- [Problem requirements] Only the lines from the start of the data through the line containing "pinkBounds = [2,4,7,9,12,16,17,19,21,22,24,26,28,29,31,32,34];" should be written out, exactly as they are, with both ends included and the pictures left out.

- [Provided material]

====================

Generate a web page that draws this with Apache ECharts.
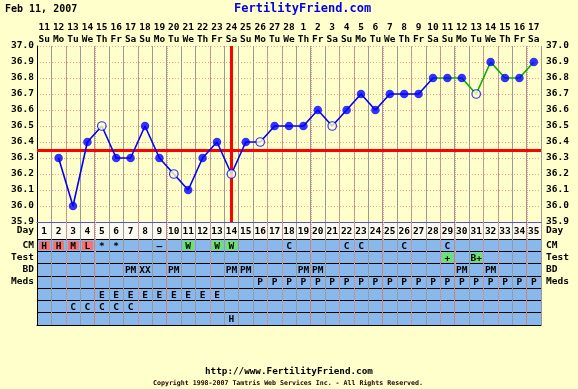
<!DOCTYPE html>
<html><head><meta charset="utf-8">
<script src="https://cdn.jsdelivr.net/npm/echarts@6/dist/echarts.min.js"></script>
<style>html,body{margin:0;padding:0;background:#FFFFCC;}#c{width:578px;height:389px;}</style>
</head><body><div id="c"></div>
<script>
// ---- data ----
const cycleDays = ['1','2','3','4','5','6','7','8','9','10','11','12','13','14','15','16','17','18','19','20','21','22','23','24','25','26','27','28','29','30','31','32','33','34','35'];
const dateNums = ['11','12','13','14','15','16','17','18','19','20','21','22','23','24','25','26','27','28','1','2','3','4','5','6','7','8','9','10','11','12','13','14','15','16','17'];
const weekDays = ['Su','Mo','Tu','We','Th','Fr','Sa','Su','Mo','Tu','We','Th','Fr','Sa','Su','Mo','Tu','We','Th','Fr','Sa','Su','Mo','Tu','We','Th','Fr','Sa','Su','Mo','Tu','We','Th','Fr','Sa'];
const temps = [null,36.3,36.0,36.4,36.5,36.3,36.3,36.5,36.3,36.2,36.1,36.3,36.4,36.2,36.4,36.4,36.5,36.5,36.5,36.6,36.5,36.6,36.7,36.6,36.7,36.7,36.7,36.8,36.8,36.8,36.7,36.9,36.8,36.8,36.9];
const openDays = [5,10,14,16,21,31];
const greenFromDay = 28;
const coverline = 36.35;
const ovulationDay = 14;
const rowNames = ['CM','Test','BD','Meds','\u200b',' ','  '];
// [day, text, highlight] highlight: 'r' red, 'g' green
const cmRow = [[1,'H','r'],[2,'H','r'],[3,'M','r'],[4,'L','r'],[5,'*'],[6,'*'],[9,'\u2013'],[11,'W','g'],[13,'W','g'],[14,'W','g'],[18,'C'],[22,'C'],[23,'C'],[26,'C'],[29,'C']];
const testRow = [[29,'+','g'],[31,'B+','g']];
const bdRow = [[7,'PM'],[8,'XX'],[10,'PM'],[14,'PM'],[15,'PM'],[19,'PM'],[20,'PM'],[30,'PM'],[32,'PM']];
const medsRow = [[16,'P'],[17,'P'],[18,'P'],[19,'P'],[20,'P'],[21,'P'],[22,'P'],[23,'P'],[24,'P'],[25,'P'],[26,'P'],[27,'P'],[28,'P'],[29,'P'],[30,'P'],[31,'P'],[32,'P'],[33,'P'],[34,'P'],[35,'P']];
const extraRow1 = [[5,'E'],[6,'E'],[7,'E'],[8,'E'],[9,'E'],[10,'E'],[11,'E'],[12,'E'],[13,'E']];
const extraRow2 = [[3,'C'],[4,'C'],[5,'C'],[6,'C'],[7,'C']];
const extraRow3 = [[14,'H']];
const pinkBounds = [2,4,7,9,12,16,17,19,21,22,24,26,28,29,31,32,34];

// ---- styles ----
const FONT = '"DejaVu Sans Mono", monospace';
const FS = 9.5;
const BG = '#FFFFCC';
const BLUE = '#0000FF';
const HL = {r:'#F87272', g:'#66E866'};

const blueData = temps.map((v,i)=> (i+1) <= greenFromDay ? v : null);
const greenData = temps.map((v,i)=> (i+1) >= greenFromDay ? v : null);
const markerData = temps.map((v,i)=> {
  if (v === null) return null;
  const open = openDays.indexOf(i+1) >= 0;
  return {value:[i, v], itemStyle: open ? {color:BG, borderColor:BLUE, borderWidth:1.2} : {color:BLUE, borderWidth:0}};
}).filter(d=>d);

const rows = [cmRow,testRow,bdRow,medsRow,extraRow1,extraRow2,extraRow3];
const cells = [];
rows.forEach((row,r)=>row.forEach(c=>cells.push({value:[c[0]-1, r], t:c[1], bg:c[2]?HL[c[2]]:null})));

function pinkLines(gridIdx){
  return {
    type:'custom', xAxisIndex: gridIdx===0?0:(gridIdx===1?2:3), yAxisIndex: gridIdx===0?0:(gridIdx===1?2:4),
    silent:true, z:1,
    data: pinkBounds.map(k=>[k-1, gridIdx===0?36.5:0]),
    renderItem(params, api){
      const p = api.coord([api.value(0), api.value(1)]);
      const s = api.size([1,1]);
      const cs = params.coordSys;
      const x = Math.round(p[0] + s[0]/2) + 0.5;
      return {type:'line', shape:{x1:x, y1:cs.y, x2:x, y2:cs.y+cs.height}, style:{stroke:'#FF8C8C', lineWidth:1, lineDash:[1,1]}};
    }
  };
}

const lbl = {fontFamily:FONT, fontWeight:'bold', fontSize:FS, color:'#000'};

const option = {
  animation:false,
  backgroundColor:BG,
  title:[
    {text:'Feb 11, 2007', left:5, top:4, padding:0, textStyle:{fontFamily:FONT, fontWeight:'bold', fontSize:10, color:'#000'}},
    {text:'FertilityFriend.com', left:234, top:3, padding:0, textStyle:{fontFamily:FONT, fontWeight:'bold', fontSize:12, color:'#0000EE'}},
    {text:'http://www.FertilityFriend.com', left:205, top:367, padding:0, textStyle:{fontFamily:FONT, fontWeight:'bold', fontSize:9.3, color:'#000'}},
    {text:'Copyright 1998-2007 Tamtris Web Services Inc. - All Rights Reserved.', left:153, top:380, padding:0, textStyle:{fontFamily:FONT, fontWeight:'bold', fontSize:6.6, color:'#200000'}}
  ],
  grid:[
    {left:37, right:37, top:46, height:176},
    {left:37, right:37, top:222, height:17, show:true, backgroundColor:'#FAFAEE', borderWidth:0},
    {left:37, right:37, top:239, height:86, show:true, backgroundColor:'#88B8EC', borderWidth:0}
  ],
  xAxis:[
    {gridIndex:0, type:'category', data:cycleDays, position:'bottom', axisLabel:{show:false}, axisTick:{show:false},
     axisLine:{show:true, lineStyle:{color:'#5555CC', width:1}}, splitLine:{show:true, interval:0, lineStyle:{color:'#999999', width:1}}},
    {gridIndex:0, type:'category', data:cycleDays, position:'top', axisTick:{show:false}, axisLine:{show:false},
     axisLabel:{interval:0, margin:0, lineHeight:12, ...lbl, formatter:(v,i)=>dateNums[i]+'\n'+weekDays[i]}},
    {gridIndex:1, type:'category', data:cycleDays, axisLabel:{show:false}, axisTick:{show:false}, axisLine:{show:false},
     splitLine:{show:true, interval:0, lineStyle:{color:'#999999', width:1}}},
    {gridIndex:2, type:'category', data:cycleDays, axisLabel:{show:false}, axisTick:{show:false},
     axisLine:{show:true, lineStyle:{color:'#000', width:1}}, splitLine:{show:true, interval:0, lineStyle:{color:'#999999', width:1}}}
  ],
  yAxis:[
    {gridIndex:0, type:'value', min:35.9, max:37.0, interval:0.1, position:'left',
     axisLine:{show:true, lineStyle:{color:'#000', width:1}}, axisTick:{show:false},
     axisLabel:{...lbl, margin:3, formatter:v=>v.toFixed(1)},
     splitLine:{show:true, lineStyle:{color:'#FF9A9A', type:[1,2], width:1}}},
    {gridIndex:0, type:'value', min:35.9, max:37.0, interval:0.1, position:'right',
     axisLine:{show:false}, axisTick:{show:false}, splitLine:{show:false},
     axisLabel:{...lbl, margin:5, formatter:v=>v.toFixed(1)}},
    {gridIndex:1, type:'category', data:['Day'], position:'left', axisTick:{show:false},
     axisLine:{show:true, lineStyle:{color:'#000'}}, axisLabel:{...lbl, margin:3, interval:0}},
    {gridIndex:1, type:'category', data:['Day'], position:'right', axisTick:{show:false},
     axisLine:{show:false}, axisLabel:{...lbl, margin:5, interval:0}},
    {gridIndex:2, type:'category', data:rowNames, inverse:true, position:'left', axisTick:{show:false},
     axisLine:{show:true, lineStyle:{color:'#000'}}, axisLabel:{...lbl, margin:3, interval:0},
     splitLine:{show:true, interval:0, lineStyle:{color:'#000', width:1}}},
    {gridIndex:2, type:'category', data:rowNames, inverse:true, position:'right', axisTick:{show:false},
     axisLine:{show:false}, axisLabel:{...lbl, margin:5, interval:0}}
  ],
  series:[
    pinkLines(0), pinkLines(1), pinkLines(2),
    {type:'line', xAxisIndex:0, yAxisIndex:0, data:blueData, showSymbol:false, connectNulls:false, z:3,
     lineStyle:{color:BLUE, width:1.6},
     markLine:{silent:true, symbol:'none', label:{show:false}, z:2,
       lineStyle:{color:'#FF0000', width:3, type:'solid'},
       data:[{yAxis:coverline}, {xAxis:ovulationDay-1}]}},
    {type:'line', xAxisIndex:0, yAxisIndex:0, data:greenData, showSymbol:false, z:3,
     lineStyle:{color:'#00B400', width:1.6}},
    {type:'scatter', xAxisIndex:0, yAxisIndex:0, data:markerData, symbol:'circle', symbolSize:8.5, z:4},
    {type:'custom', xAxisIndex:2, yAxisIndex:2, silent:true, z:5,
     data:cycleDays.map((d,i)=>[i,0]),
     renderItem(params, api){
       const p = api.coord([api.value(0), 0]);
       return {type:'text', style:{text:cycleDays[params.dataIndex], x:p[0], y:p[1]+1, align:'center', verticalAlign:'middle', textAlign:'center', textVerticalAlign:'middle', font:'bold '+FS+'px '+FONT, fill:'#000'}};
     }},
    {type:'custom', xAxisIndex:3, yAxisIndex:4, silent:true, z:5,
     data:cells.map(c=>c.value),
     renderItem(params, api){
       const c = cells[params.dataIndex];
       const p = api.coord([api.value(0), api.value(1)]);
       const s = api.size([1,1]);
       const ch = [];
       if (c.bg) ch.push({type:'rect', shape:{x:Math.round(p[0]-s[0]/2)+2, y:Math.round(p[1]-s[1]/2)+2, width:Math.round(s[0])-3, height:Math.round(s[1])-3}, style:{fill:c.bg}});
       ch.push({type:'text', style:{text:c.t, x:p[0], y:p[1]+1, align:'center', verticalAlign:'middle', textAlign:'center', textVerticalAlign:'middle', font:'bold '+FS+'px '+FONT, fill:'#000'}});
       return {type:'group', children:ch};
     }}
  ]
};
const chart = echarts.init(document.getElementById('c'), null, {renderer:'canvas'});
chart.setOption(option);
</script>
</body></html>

====================

- [Expected output]
Generate a web page that draws this with Apache ECharts.
<!DOCTYPE html>
<html><head><meta charset="utf-8">
<script src="https://cdn.jsdelivr.net/npm/echarts@6/dist/echarts.min.js"></script>
<style>html,body{margin:0;padding:0;background:#FFFFCC;}#c{width:578px;height:389px;}</style>
</head><body><div id="c"></div>
<script>
// ---- data ----
const cycleDays = ['1','2','3','4','5','6','7','8','9','10','11','12','13','14','15','16','17','18','19','20','21','22','23','24','25','26','27','28','29','30','31','32','33','34','35'];
const dateNums = ['11','12','13','14','15','16','17','18','19','20','21','22','23','24','25','26','27','28','1','2','3','4','5','6','7','8','9','10','11','12','13','14','15','16','17'];
const weekDays = ['Su','Mo','Tu','We','Th','Fr','Sa','Su','Mo','Tu','We','Th','Fr','Sa','Su','Mo','Tu','We','Th','Fr','Sa','Su','Mo','Tu','We','Th','Fr','Sa','Su','Mo','Tu','We','Th','Fr','Sa'];
const temps = [null,36.3,36.0,36.4,36.5,36.3,36.3,36.5,36.3,36.2,36.1,36.3,36.4,36.2,36.4,36.4,36.5,36.5,36.5,36.6,36.5,36.6,36.7,36.6,36.7,36.7,36.7,36.8,36.8,36.8,36.7,36.9,36.8,36.8,36.9];
const openDays = [5,10,14,16,21,31];
const greenFromDay = 28;
const coverline = 36.35;
const ovulationDay = 14;
const rowNames = ['CM','Test','BD','Meds','\u200b',' ','  '];
// [day, text, highlight] highlight: 'r' red, 'g' green
const cmRow = [[1,'H','r'],[2,'H','r'],[3,'M','r'],[4,'L','r'],[5,'*'],[6,'*'],[9,'\u2013'],[11,'W','g'],[13,'W','g'],[14,'W','g'],[18,'C'],[22,'C'],[23,'C'],[26,'C'],[29,'C']];
const testRow = [[29,'+','g'],[31,'B+','g']];
const bdRow = [[7,'PM'],[8,'XX'],[10,'PM'],[14,'PM'],[15,'PM'],[19,'PM'],[20,'PM'],[30,'PM'],[32,'PM']];
const medsRow = [[16,'P'],[17,'P'],[18,'P'],[19,'P'],[20,'P'],[21,'P'],[22,'P'],[23,'P'],[24,'P'],[25,'P'],[26,'P'],[27,'P'],[28,'P'],[29,'P'],[30,'P'],[31,'P'],[32,'P'],[33,'P'],[34,'P'],[35,'P']];
const extraRow1 = [[5,'E'],[6,'E'],[7,'E'],[8,'E'],[9,'E'],[10,'E'],[11,'E'],[12,'E'],[13,'E']];
const extraRow2 = [[3,'C'],[4,'C'],[5,'C'],[6,'C'],[7,'C']];
const extraRow3 = [[14,'H']];
const pinkBounds = [2,4,7,9,12,16,17,19,21,22,24,26,28,29,31,32,34];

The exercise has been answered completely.